• **Your objective**: Copy the first line of the entries below and every line after it through the line containing "plt.rcParams['font.family'] = ['Liberation". Do not include pictures.

━━━ Supplied material ━━━

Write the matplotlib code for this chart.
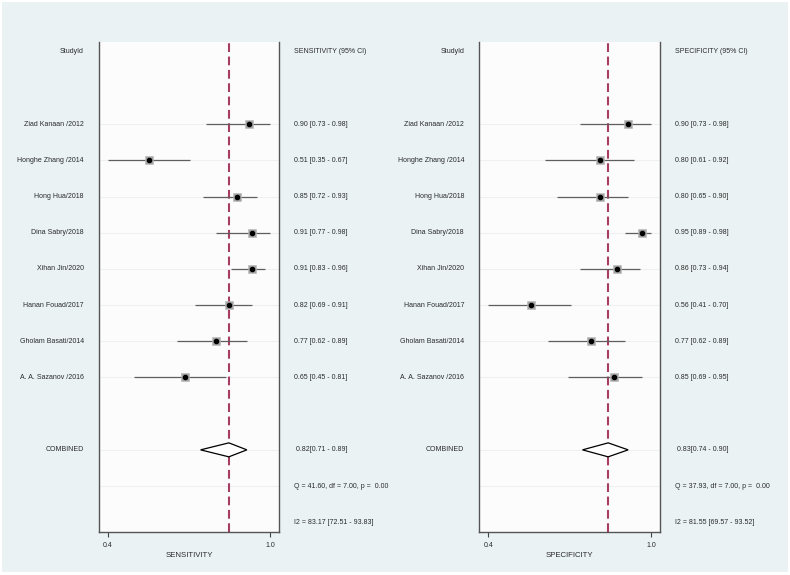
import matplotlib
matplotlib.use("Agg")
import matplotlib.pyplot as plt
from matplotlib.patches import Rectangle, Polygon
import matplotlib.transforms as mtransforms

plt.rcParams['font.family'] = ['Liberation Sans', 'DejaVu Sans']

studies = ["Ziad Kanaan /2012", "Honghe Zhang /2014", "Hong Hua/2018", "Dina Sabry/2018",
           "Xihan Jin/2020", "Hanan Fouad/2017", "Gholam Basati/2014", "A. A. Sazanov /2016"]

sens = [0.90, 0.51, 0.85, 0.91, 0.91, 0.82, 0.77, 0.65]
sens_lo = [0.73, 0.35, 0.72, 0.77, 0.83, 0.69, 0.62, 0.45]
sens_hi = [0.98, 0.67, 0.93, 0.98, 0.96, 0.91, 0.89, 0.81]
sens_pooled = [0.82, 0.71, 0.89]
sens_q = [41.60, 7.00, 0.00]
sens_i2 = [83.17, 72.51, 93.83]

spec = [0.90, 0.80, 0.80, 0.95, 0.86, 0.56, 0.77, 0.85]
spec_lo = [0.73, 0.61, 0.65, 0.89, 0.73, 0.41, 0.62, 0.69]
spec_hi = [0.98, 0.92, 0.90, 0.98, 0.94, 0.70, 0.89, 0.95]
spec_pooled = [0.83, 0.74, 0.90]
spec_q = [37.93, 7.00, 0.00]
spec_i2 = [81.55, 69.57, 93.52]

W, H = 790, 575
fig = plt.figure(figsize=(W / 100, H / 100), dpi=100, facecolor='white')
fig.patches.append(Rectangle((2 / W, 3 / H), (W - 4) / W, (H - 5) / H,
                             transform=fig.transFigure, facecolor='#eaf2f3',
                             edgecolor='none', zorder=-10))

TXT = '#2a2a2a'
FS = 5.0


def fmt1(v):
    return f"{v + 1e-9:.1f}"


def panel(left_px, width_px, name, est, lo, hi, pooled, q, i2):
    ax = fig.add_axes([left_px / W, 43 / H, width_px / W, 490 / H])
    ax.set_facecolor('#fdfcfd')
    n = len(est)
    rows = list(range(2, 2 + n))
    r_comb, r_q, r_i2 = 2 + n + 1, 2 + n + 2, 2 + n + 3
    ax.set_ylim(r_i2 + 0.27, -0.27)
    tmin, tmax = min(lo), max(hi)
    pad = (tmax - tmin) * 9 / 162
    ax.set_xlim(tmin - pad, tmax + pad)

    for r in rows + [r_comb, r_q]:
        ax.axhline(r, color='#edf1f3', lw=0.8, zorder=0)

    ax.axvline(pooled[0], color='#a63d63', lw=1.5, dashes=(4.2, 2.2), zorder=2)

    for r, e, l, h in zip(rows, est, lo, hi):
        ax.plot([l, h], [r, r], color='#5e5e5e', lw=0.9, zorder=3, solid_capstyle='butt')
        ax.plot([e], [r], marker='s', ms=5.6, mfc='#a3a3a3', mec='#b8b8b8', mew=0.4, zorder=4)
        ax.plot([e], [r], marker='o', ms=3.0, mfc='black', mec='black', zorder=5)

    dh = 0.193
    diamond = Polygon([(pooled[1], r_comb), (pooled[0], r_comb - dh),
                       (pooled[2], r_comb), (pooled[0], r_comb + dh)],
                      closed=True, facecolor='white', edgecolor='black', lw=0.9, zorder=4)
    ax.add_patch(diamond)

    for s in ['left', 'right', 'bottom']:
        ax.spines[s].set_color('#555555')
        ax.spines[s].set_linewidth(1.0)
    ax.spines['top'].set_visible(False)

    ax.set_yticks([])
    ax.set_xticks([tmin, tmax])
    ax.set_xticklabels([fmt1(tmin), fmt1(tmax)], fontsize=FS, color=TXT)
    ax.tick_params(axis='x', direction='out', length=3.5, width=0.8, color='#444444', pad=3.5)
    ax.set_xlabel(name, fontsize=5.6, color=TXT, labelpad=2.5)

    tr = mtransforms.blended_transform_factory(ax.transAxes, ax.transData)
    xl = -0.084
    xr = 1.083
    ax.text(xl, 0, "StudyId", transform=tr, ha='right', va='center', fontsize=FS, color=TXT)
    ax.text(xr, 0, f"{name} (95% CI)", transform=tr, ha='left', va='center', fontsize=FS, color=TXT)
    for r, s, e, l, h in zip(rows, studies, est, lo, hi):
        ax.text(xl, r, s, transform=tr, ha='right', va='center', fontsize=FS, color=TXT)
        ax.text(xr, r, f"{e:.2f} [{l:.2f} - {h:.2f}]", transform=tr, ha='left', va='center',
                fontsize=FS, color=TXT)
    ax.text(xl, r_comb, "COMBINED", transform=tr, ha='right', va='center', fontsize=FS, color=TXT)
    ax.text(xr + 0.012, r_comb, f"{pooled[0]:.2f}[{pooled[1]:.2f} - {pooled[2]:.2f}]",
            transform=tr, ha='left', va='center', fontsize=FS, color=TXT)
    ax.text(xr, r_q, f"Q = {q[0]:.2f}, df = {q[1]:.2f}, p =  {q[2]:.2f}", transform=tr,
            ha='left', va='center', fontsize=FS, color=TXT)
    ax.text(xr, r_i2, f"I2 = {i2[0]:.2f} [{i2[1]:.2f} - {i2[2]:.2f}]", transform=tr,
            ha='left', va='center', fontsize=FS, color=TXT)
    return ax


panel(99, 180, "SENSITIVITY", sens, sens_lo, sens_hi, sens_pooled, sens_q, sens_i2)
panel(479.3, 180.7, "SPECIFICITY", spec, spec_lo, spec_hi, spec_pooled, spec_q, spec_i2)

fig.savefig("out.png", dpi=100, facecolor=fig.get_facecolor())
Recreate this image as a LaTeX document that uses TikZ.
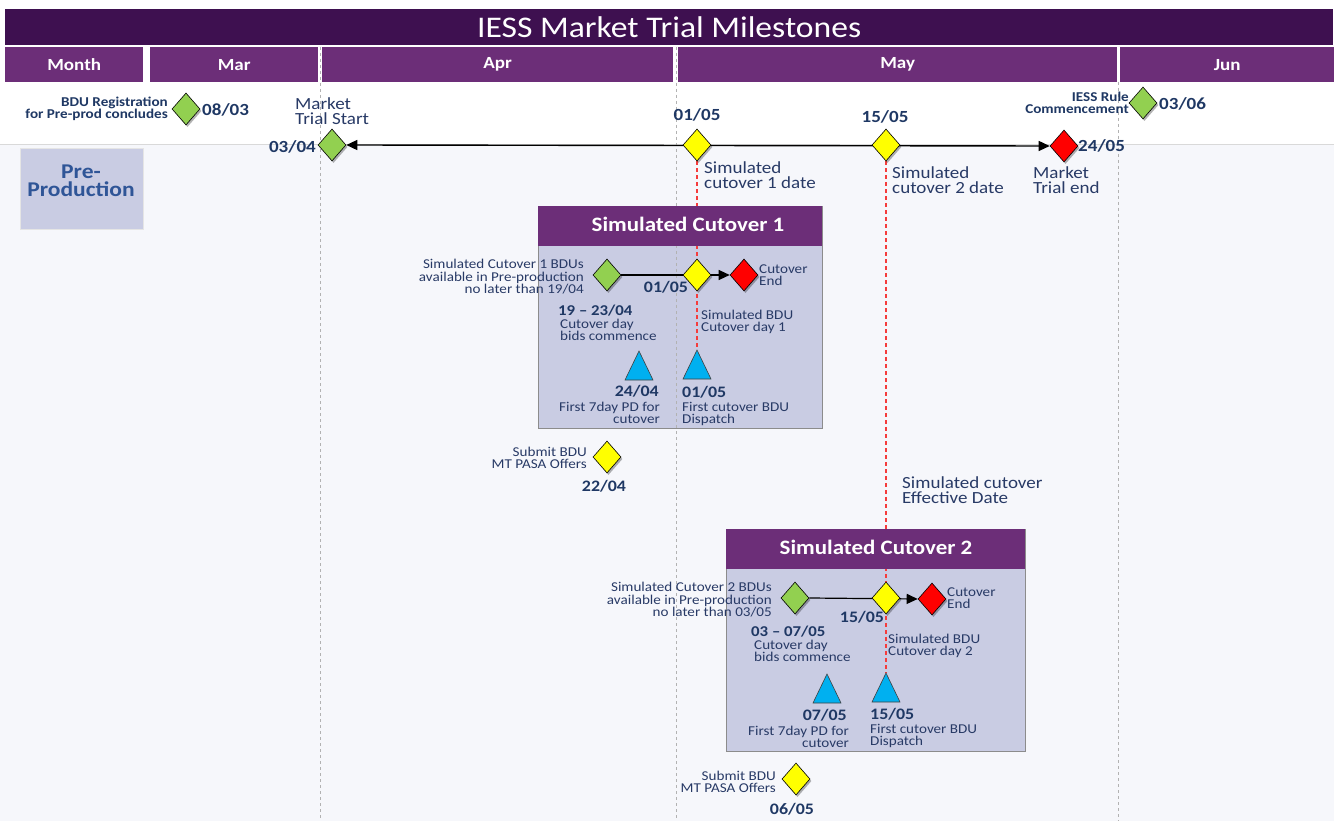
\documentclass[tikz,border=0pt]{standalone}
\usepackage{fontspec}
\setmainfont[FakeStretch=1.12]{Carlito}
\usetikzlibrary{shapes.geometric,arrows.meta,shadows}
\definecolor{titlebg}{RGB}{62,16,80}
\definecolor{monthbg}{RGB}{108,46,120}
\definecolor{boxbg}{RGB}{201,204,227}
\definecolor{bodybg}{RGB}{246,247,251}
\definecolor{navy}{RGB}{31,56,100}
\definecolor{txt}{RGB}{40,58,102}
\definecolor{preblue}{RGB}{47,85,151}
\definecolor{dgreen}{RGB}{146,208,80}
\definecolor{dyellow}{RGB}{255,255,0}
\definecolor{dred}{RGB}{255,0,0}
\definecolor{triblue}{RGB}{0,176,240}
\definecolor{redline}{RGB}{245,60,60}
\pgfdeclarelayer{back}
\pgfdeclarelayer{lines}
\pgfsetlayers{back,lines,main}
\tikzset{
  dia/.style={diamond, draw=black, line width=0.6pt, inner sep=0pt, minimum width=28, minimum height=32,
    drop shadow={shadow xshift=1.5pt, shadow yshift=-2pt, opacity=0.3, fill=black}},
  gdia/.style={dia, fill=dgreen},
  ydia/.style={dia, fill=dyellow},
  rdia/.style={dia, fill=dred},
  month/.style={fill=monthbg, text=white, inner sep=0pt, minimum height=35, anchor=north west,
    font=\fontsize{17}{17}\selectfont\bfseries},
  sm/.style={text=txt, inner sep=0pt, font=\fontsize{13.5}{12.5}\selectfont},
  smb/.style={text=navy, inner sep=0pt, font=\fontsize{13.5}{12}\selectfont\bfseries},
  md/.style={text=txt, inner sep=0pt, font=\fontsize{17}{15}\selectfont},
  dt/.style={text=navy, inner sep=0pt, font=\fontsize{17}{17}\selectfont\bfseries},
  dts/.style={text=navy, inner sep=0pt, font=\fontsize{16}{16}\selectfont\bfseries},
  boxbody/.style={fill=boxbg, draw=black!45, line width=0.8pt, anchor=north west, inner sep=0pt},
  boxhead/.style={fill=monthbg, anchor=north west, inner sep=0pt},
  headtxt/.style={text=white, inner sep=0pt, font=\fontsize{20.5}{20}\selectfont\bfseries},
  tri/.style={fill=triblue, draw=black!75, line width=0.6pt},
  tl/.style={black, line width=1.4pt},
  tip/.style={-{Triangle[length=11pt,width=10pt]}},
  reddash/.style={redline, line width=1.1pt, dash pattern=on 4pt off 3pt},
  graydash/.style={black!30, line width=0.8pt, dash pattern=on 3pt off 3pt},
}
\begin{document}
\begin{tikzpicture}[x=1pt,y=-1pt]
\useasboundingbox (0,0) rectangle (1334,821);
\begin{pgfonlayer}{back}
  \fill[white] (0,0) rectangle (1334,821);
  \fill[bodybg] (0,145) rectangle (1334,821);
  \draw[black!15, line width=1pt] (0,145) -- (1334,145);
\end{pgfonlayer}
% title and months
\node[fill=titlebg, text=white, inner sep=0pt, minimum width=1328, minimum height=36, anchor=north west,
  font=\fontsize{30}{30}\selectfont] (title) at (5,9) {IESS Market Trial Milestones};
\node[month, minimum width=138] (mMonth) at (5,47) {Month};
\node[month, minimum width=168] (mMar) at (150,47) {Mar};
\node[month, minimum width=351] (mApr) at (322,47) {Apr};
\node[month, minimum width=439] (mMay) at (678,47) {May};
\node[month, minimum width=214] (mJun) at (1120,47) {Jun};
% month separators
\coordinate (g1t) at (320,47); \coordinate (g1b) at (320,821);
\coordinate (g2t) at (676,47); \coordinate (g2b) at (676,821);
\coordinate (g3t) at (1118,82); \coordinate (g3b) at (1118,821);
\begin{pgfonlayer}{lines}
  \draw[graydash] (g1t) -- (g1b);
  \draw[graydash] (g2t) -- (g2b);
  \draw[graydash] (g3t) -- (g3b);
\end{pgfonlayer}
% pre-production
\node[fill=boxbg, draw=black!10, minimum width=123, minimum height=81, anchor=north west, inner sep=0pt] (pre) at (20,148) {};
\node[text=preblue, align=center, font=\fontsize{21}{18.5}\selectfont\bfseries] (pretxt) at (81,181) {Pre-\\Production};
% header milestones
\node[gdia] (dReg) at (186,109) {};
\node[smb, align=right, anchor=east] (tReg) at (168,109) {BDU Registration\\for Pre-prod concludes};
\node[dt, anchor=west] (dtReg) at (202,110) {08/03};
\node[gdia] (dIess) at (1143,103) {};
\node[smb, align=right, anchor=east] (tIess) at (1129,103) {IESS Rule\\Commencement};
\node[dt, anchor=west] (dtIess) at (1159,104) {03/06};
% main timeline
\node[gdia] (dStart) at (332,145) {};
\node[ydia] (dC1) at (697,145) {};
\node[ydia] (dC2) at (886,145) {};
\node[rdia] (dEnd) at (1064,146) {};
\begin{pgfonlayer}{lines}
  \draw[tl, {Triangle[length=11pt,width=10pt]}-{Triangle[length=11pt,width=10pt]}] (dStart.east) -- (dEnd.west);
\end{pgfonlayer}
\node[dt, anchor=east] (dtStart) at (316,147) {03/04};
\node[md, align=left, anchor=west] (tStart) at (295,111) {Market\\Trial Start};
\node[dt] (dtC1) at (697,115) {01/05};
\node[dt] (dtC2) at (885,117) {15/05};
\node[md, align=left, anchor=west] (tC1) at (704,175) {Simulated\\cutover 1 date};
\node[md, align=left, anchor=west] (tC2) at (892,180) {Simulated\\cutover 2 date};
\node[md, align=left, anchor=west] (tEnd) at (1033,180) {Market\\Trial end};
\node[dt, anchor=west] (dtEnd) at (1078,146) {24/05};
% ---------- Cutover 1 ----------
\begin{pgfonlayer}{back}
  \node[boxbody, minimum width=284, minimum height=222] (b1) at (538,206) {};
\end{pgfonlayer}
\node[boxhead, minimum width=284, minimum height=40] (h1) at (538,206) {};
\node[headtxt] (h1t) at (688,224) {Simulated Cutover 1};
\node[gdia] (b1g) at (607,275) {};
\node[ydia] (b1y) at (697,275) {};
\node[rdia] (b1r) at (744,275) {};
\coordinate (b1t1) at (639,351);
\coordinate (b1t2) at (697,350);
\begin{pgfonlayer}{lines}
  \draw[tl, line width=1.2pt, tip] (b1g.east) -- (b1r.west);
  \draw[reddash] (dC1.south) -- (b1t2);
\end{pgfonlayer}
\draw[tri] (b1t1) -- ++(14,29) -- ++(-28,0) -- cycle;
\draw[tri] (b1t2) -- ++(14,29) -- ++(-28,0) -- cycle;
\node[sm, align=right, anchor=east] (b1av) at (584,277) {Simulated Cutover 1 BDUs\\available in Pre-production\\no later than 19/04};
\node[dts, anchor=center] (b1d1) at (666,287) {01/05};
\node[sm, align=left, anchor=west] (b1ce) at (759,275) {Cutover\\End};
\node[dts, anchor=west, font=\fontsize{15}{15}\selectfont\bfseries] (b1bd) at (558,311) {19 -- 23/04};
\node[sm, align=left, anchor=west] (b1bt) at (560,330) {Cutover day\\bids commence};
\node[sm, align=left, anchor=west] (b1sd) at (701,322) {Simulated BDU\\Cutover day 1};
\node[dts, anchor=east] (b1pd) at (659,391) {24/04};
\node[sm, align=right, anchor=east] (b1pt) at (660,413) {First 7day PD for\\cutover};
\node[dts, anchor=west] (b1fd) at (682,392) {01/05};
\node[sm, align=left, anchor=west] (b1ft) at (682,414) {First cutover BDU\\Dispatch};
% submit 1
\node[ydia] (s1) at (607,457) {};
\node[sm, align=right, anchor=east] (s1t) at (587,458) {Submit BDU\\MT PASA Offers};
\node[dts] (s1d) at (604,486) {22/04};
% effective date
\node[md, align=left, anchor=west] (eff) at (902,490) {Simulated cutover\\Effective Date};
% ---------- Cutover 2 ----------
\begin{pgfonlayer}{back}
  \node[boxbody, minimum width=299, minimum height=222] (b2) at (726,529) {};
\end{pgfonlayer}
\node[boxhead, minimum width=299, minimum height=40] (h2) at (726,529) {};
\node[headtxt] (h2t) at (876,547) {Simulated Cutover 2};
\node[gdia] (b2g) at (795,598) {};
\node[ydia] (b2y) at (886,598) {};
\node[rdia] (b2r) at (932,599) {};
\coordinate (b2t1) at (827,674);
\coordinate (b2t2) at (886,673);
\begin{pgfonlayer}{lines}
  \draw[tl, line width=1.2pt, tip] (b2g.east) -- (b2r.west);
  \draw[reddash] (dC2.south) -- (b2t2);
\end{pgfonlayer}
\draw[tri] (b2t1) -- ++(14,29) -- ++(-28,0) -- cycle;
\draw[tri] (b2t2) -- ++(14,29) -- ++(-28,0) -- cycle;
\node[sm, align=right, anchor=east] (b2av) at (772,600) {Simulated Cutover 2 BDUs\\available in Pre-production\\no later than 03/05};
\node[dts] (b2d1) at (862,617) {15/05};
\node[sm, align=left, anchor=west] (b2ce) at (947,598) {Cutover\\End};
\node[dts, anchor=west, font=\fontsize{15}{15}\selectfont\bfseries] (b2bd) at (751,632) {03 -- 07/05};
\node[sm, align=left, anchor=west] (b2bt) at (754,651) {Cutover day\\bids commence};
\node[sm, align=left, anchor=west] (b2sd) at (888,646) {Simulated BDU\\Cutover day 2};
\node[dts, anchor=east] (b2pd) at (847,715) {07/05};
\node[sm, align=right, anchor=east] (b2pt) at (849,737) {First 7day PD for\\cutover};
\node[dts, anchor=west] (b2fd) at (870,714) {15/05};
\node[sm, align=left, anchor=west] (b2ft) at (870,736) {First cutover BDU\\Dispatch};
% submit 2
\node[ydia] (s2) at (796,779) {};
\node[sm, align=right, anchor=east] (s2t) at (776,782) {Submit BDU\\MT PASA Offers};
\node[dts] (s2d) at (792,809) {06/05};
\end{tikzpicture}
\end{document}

━━━

• **Finished exercise**:
Write the matplotlib code for this chart.
import matplotlib
matplotlib.use("Agg")
import matplotlib.pyplot as plt
from matplotlib.patches import Rectangle, Polygon
import matplotlib.transforms as mtransforms

plt.rcParams['font.family'] = ['Liberation Sans', 'DejaVu Sans']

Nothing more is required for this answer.